___ TASK DATA ___

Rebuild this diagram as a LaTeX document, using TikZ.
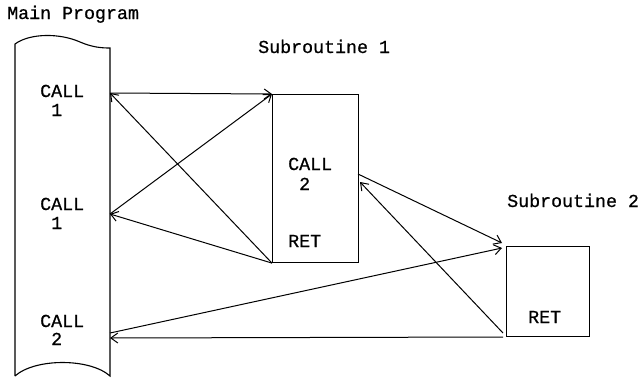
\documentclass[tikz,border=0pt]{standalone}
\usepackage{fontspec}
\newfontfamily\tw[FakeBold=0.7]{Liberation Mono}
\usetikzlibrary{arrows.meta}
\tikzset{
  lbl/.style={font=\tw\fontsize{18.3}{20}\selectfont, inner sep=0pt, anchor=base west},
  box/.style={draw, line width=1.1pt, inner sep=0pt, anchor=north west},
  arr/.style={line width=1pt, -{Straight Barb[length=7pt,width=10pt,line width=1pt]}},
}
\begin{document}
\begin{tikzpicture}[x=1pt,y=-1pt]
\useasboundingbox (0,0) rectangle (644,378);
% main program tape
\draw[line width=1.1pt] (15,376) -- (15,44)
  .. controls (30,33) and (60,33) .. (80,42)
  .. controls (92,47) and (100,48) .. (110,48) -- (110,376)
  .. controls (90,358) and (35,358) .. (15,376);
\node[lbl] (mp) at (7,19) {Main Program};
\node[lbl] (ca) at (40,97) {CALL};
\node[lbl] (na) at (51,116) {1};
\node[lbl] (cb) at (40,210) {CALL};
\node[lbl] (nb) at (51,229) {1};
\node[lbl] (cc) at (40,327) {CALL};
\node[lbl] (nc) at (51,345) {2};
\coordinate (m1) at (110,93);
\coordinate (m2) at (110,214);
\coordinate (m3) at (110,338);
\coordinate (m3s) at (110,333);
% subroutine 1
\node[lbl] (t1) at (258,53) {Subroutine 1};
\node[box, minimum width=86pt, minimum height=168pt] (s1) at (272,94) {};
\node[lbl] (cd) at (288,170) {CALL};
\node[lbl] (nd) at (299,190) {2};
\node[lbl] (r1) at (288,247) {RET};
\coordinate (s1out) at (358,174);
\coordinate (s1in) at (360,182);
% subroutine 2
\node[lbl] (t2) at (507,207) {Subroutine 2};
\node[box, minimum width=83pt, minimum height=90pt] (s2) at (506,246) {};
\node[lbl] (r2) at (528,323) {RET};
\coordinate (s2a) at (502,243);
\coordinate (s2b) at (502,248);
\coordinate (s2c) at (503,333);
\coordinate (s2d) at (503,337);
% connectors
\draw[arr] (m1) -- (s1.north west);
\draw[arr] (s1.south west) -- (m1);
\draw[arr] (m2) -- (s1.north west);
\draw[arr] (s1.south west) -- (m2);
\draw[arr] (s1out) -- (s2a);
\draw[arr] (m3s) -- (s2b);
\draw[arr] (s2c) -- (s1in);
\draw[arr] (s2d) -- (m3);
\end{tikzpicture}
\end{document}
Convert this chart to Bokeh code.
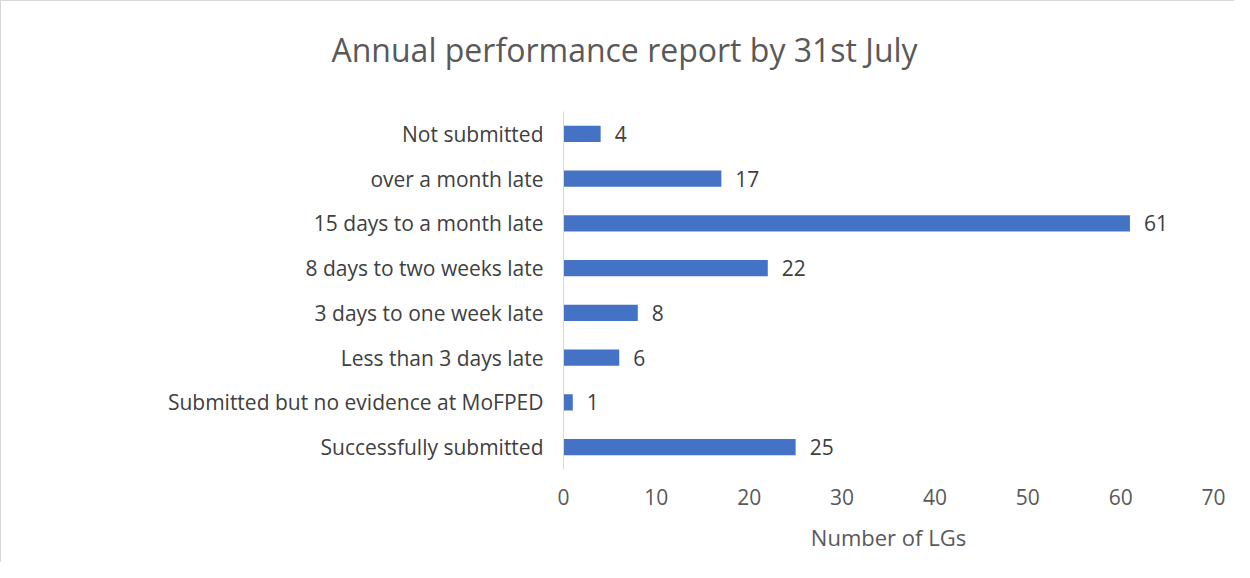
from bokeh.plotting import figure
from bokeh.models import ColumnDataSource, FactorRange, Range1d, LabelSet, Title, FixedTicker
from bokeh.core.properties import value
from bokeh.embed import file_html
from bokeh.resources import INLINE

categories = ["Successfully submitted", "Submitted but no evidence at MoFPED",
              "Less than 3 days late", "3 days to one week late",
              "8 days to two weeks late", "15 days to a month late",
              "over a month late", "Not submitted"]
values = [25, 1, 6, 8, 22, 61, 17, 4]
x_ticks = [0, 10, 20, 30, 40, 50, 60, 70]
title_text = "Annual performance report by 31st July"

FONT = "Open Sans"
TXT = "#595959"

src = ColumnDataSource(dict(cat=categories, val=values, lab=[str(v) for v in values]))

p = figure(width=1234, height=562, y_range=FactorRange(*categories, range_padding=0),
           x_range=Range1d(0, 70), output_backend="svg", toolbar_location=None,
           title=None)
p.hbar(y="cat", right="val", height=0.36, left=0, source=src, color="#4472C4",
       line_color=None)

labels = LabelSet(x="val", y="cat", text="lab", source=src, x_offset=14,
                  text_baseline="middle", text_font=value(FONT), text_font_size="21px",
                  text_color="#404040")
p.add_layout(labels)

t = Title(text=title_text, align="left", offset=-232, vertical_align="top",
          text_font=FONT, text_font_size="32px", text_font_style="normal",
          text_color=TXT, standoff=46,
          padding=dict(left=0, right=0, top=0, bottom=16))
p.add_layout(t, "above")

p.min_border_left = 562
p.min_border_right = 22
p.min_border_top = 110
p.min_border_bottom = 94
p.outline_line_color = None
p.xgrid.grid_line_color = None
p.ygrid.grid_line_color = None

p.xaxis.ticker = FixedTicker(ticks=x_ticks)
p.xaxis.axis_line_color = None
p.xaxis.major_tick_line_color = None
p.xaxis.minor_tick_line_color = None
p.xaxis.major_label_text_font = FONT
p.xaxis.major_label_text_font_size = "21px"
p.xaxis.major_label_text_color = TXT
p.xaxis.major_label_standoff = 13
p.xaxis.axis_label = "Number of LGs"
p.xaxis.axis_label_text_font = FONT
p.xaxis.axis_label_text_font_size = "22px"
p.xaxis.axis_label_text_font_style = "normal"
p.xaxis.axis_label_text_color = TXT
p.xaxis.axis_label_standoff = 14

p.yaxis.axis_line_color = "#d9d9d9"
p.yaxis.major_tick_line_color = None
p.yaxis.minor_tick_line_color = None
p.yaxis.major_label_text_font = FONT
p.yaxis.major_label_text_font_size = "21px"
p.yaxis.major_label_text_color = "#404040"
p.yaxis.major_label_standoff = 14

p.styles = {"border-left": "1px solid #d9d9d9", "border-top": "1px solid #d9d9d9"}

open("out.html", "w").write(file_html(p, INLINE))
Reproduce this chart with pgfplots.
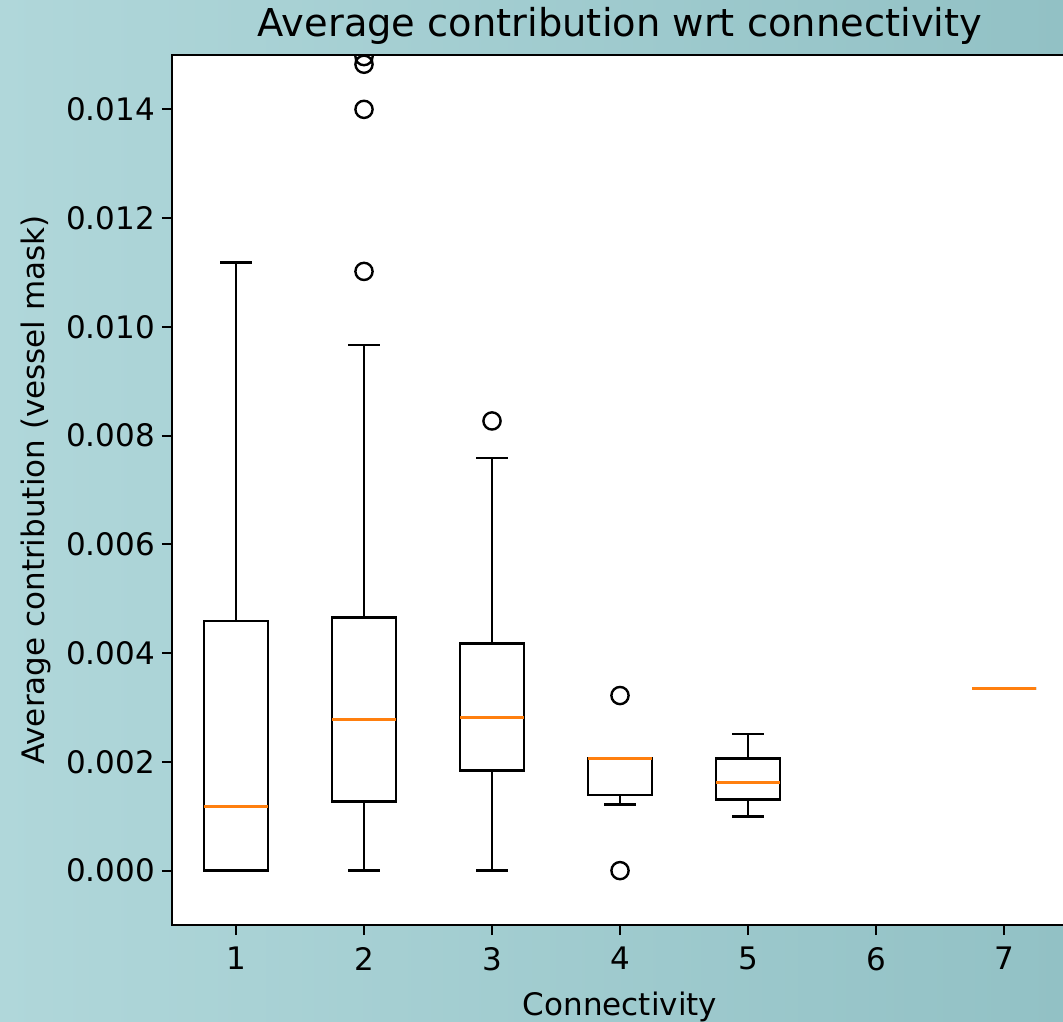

___

*TASK DETAILS*
Exclude any pictures, and restate word for word the lines from the one containing "Convert this chart to Bokeh code." through the one containing "p.add_layout(labels)", both included.

*OUTPUT*
Convert this chart to Bokeh code.
from bokeh.plotting import figure
from bokeh.models import ColumnDataSource, FactorRange, Range1d, LabelSet, Title, FixedTicker
from bokeh.core.properties import value
from bokeh.embed import file_html
from bokeh.resources import INLINE

categories = ["Successfully submitted", "Submitted but no evidence at MoFPED",
              "Less than 3 days late", "3 days to one week late",
              "8 days to two weeks late", "15 days to a month late",
              "over a month late", "Not submitted"]
values = [25, 1, 6, 8, 22, 61, 17, 4]
x_ticks = [0, 10, 20, 30, 40, 50, 60, 70]
title_text = "Annual performance report by 31st July"

FONT = "Open Sans"
TXT = "#595959"

src = ColumnDataSource(dict(cat=categories, val=values, lab=[str(v) for v in values]))

p = figure(width=1234, height=562, y_range=FactorRange(*categories, range_padding=0),
           x_range=Range1d(0, 70), output_backend="svg", toolbar_location=None,
           title=None)
p.hbar(y="cat", right="val", height=0.36, left=0, source=src, color="#4472C4",
       line_color=None)

labels = LabelSet(x="val", y="cat", text="lab", source=src, x_offset=14,
                  text_baseline="middle", text_font=value(FONT), text_font_size="21px",
                  text_color="#404040")
p.add_layout(labels)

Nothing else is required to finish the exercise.